Imagine a world where leaders are as well-trained as doctors or lawyers, where standardized exams and continuous professional development are the norms in the trajectory of a leadership career. This could help mitigate the risks associated with unqualified leaders stepping into roles of great influence and responsibility.

Of course, the idea of licensing leaders raises numerous questions. What would the criteria be? Who would administer this certification? And perhaps most critically, how would we quantify the "soft skills" that are so crucial to effective leadership, such as empathy, adaptability, and emotional intelligence?

Implementing a licensing system for leaders could potentially elevate the profession by setting a high standard for what is expected and by providing a pathway for acquiring the necessary skills. Moreover, it could help to ensure that those entering leadership roles are doing so for the right reasons—not just for a higher salary or a prestigious title, but to genuinely make a positive impact on their teams and organizations.

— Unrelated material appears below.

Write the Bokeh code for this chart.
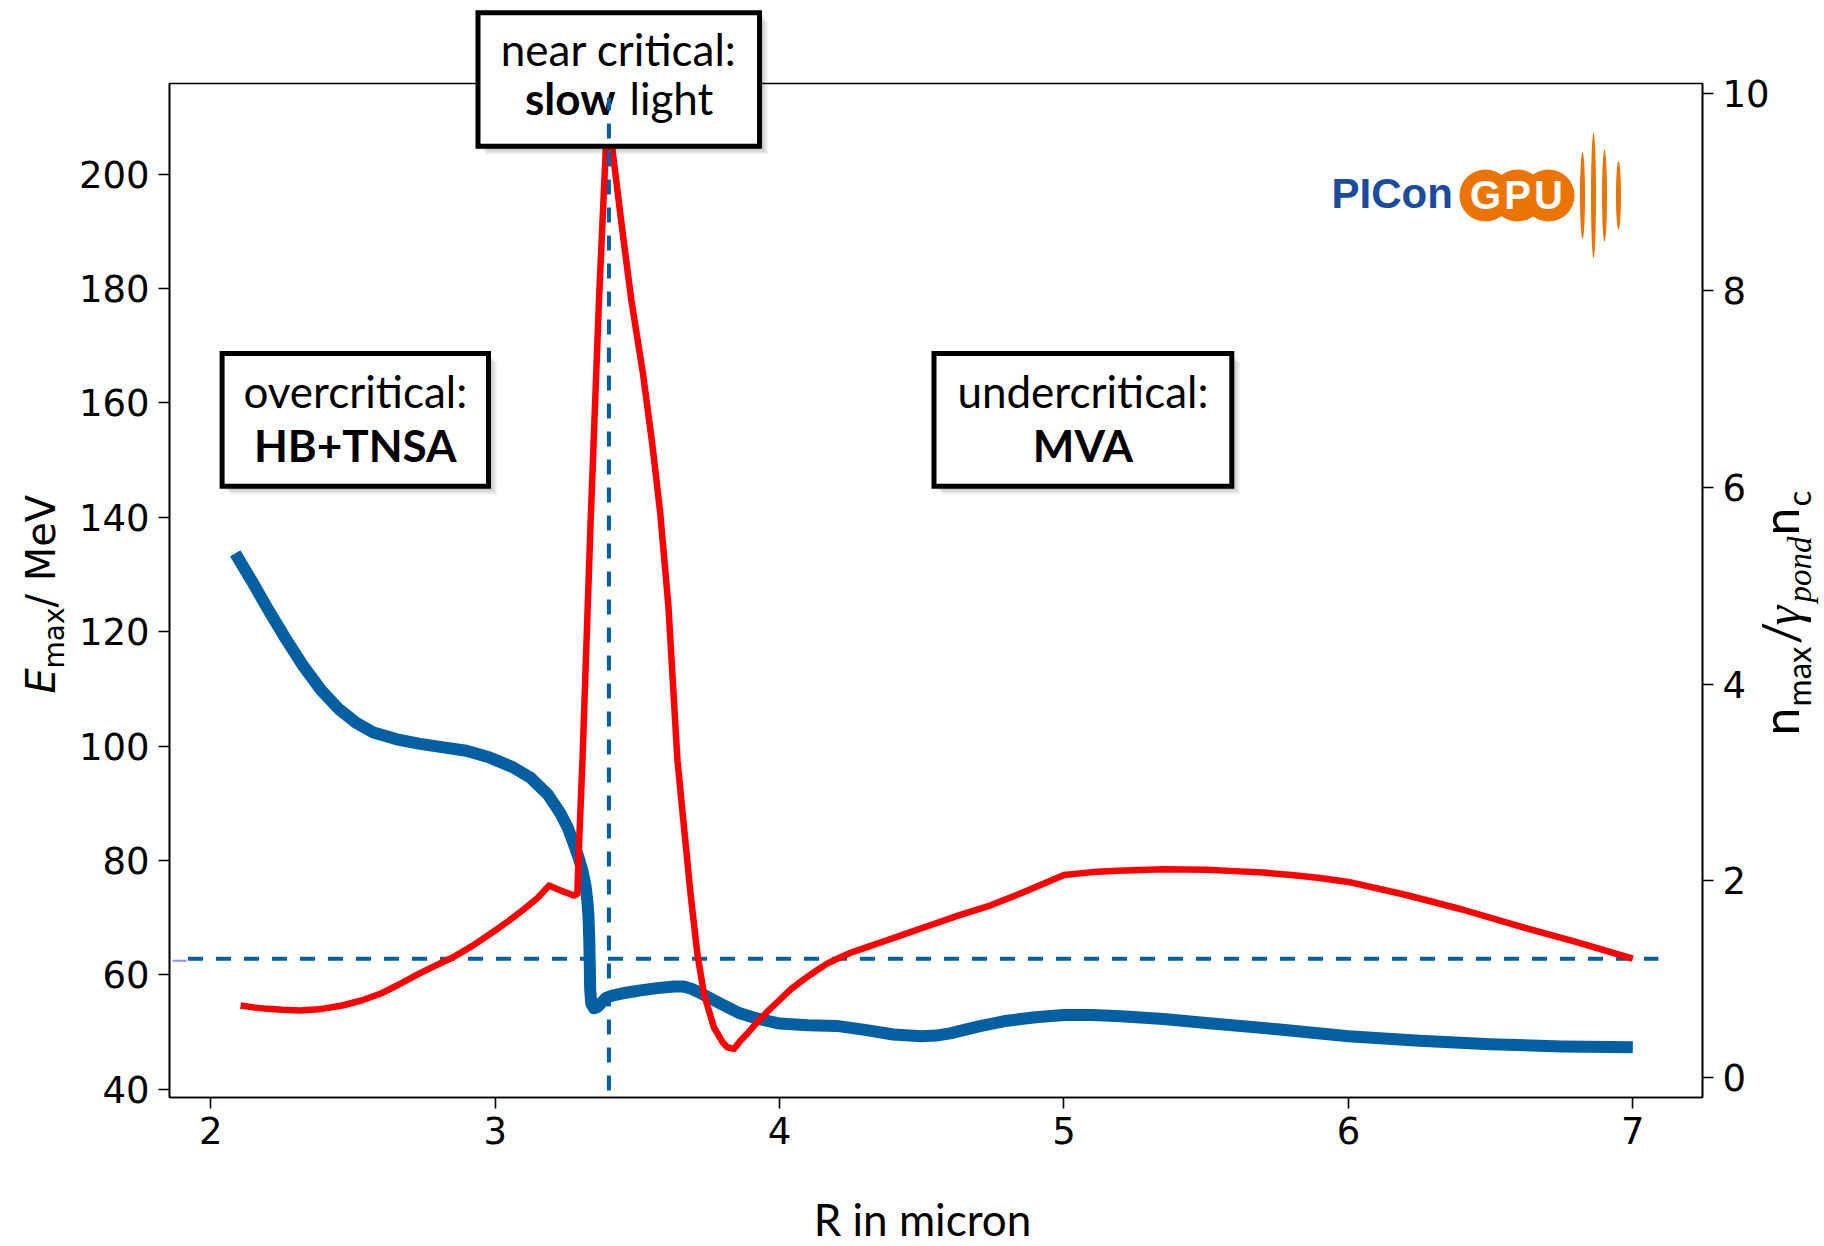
import math
from bokeh.plotting import figure
from bokeh.models import Range1d, LinearAxis, FixedTicker
from bokeh.core.properties import value
from bokeh.embed import file_html
from bokeh.resources import INLINE

# ---------------- data ----------------
# maximum proton energy (left axis, MeV) vs target radius R (micron)
R_blue = [2.086, 2.143, 2.204, 2.266, 2.327, 2.388, 2.450, 2.511, 2.572, 2.654,
          2.736, 2.818, 2.899, 2.981, 3.063, 3.124, 3.186, 3.230, 3.255, 3.276,
          3.293, 3.307, 3.318, 3.324, 3.328, 3.331, 3.333, 3.334, 3.338, 3.347,
          3.360, 3.375, 3.390, 3.412, 3.460, 3.511, 3.570, 3.629, 3.660, 3.690,
          3.720, 3.746, 3.800, 3.860, 3.920, 4.00, 4.10, 4.20, 4.30, 4.40,
          4.50, 4.55, 4.60, 4.70, 4.80, 4.90, 5.00, 5.10, 5.20, 5.35, 5.50,
          5.75, 6.00, 6.25, 6.50, 6.75, 7.00]
E_max = [133.7, 129.0, 123.7, 118.6, 113.9, 109.8, 106.5, 104.1, 102.4, 101.2,
         100.4, 99.8, 99.2, 98.0, 96.3, 94.5, 91.5, 88.2, 85.8, 83.0,
         80.6, 78.2, 75.5, 73.0, 70.5, 66.0, 61.0, 57.5, 55.0, 54.2,
         54.4, 55.2, 56.0, 56.4, 56.9, 57.3, 57.7, 58.0, 58.0, 57.6,
         56.9, 56.2, 54.8, 53.3, 52.4, 51.5, 51.2, 51.1, 50.4, 49.6,
         49.3, 49.4, 49.8, 51.0, 52.0, 52.6, 53.0, 53.0, 52.8, 52.3, 51.6,
         50.5, 49.3, 48.5, 47.9, 47.5, 47.37]

# n_max / (gamma_pond n_c) (right axis) vs R
R_red = [2.105, 2.150, 2.200, 2.250, 2.314, 2.380, 2.462, 2.530, 2.596, 2.660,
         2.731, 2.790, 2.852, 2.920, 3.000, 3.050, 3.100, 3.150, 3.189, 3.230,
         3.277, 3.289, 3.295, 3.307, 3.335, 3.365, 3.389, 3.396, 3.412, 3.450,
         3.479, 3.520, 3.552, 3.580, 3.609, 3.641, 3.664, 3.687, 3.711, 3.734,
         3.769, 3.800, 3.816, 3.840, 3.863, 3.890, 3.920, 3.960, 4.000, 4.040,
         4.085, 4.130, 4.167, 4.210, 4.250, 4.310, 4.370, 4.450, 4.530, 4.630,
         4.740, 4.870, 5.000, 5.100, 5.190, 5.350, 5.500, 5.600, 5.700, 5.800,
         5.900, 6.000, 6.200, 6.400, 6.600, 6.800, 7.000]
n_ratio = [0.734, 0.715, 0.700, 0.690, 0.683, 0.695, 0.734, 0.785, 0.853, 0.945,
           1.056, 1.140, 1.225, 1.340, 1.496, 1.600, 1.710, 1.830, 1.953, 1.903,
           1.852, 1.870, 2.377, 3.224, 5.600, 7.900, 9.440, 9.800, 9.440, 8.550,
           7.900, 7.150, 6.450, 5.750, 4.800, 3.224, 2.546, 1.869, 1.259, 0.853,
           0.513, 0.360, 0.310, 0.294, 0.378, 0.460, 0.560, 0.680, 0.790, 0.900,
           1.000, 1.090, 1.160, 1.220, 1.270, 1.330, 1.390, 1.470, 1.550, 1.650,
           1.750, 1.900, 2.060, 2.090, 2.105, 2.120, 2.115, 2.100, 2.085, 2.060,
           2.030, 1.990, 1.860, 1.710, 1.540, 1.380, 1.210]

# reference lines
R_slow = [3.40, 3.40]          # near-critical radius (vertical dashed)
n_slow_span = [-0.13, 9.96]
R_ref_span = [1.92, 7.09]      # horizontal dashed reference level
n_ref = [1.21, 1.21]

R_ticks = [2, 3, 4, 5, 6, 7]
E_ticks = [40, 60, 80, 100, 120, 140, 160, 180, 200]
n_ticks = [0, 2, 4, 6, 8, 10]

# ---------------- layout ----------------
W, H = 1824, 1246
FL, FR, FT, FB = 169, 1702, 83, 1097
X0, X1 = 1.855, 7.245
YL0, YL1 = 38.58, 215.85
YR0, YR1 = -0.201, 10.106


def px2x(px):
    return X0 + (px - FL) / (FR - FL) * (X1 - X0)


def py2y(py):
    return YL0 + (FB - py) / (FB - FT) * (YL1 - YL0)


# vertical shift of the rendered text relative to its anchor (fraction of size)
SHIFT = {"Lato": 0.41, "Liberation Sans": 0.37, "DejaVu Sans": 0.36,
         "Liberation Serif": 0.36}

BLUE = "#0260a2"
RED = "#ff0000"
ORANGE = "#ec7404"
TICK_FONT = "DejaVu Sans"
BOX_FONT = "Lato"

p = figure(width=W, height=H, output_backend="svg", toolbar_location=None,
           x_range=Range1d(X0, X1), y_range=Range1d(YL0, YL1),
           min_border_left=FL, min_border_right=W - FR,
           min_border_top=FT, min_border_bottom=H - FB)
p.extra_y_ranges = {"right": Range1d(YR0, YR1)}
p.grid.visible = False
p.background_fill_color = "white"
p.border_fill_color = "white"
p.outline_line_color = "black"
p.outline_line_width = 1.6

right_axis = LinearAxis(y_range_name="right")
p.add_layout(right_axis, "right")

for ax, ticks in ((p.xaxis[0], R_ticks), (p.yaxis[0], E_ticks), (right_axis, n_ticks)):
    ax.ticker = FixedTicker(ticks=ticks)
    ax.axis_line_color = "black"
    ax.axis_line_width = 1.6
    ax.major_tick_line_color = "black"
    ax.major_tick_line_width = 1.6
    ax.major_tick_out = 11
    ax.major_tick_in = 0
    ax.minor_tick_line_color = None
    ax.major_label_text_font = TICK_FONT
    ax.major_label_text_font_size = "37px"
    ax.major_label_text_color = "black"
    ax.major_label_standoff = 9

p.xaxis.major_label_standoff = 8


def txt(px, py, s, font, size, style="normal", align="left", angle=0.0,
        color="black"):
    """Place text so that its baseline passes through canvas point (px, py)."""
    sh = SHIFT[font] * size
    if angle == 0.0:
        ax_, ay_ = px, py - sh
    else:  # rotated 90 deg counter-clockwise: 'up' points to the left
        ax_, ay_ = px - sh, py
    p.text(x=[px2x(ax_)], y=[py2y(ay_)], text=[s], text_font=value(font),
           text_font_size=f"{size}px", text_font_style=style,
           text_color=color, text_align=align, text_baseline="alphabetic",
           angle=angle, level="overlay")


# ---------------- curves ----------------
p.line(R_ref_span, n_ref, y_range_name="right", line_color=BLUE,
       line_width=4, line_dash="15 13")
p.segment(x0=[px2x(172)], y0=[1.19], x1=[px2x(186)], y1=[1.19],
          y_range_name="right", line_color="#8f8ff0", line_width=2)
p.line(R_blue, E_max, line_color=BLUE, line_width=12, line_join="round")
p.line(R_red, n_ratio, y_range_name="right", line_color=RED, line_width=6.5,
       line_join="round")

# ---------------- annotation boxes ----------------
boxes = [
    # left, right, top, bottom (canvas px)
    (477.5, 759.0, 12.3, 145.8),
    (221.6, 488.0, 353.0, 485.7),
    (933.5, 1231.3, 353.0, 485.7),
]
for (l, r, t, b) in boxes:
    for d in (2, 4, 6, 8):
        p.quad(left=[px2x(l + d)], right=[px2x(r + d)], top=[py2y(t + d)],
               bottom=[py2y(b + d)], fill_color="black", fill_alpha=0.07,
               line_color=None, level="overlay")
    p.quad(left=[px2x(l)], right=[px2x(r)], top=[py2y(t)], bottom=[py2y(b)],
           fill_color="white", line_color="black", line_width=5,
           line_join="miter", level="overlay")

l, r, t, b = boxes[0]
txt((l + r) / 2, t + 54.5, "near critical:", BOX_FONT, 44, align="center")
txt(615, t + 103, "slow", BOX_FONT, 44, "bold", align="right")
txt(629, t + 103, "light", BOX_FONT, 44, align="left")
l, r, t, b = boxes[1]
txt((l + r) / 2, t + 56, "overcritical:", BOX_FONT, 44, align="center")
txt((l + r) / 2, t + 110, "HB+TNSA", BOX_FONT, 44, "bold", align="center")
l, r, t, b = boxes[2]
txt((l + r) / 2, t + 56, "undercritical:", BOX_FONT, 44, align="center")
txt((l + r) / 2, t + 110, "MVA", BOX_FONT, 44, "bold", align="center")

# vertical dashed line drawn above the boxes
p.line(R_slow, n_slow_span, y_range_name="right", line_color=BLUE,
       line_width=4, line_dash="15 13", level="overlay")

# ---------------- logo ----------------
txt(1331, 209, "PICon", "Liberation Sans", 42, "bold", color="#1a4b9c")
gpx = [1485, 1517, 1548]
p.scatter(x=[px2x(v) for v in gpx], y=[py2y(195)] * 3, size=52,
          marker="circle", fill_color=ORANGE, line_color=None)
for v, letter in zip(gpx, ["G", "P", "U"]):
    txt(v, 209, letter, "Liberation Sans", 40, "bold", align="center",
        color="white")
p.ellipse(x=[px2x(1582), px2x(1593), px2x(1604), px2x(1618)],
          y=[py2y(195)] * 4, width=5, height=[87, 125, 92, 69],
          width_units="screen", height_units="screen",
          fill_color=ORANGE, line_color=None)

# ---------------- axis titles ----------------
UP = math.pi / 2
# x: R in micron
txt(922, 1237, "R in micron", BOX_FONT, 44, align="center")
# left: E_max/ MeV  (rotated, reads bottom to top)
txt(55, 693, "E", "DejaVu Sans", 40, "italic", angle=UP)
txt(64, 668, "max", "DejaVu Sans", 28, angle=UP)
txt(55, 607, "/ MeV", "DejaVu Sans", 40, angle=UP)
# right: n_max / gamma_pond n_c
txt(1800, 735, "n", "Lato", 50, angle=UP)
txt(1811, 706, "max", "Lato", 33, angle=UP)
txt(1800, 644, "/", "Lato", 50, angle=UP)
txt(1800, 625, "\u03b3", "Liberation Serif", 50, "italic", angle=UP)
txt(1811, 602, "pond", "Liberation Serif", 33, "italic", angle=UP)
txt(1800, 535, "n", "Lato", 50, angle=UP)
txt(1811, 506, "c", "Lato", 33, angle=UP)

open("out.html", "w").write(file_html(p, INLINE))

Before we continue debating, here’s a thought for you to ponder: If leaders had to earn a license to lead, how might this change the way we view authority and governance in our places of work? Would this foster a new era of accountability and growth in corporate cultures worldwide?

By raising these questions, we invite a broader discussion on how to best prepare and empower those who lead us. Because in the end, the quality of our leaders is foundational to the success of our organizations, and indeed, to the well-being of each team member they guide.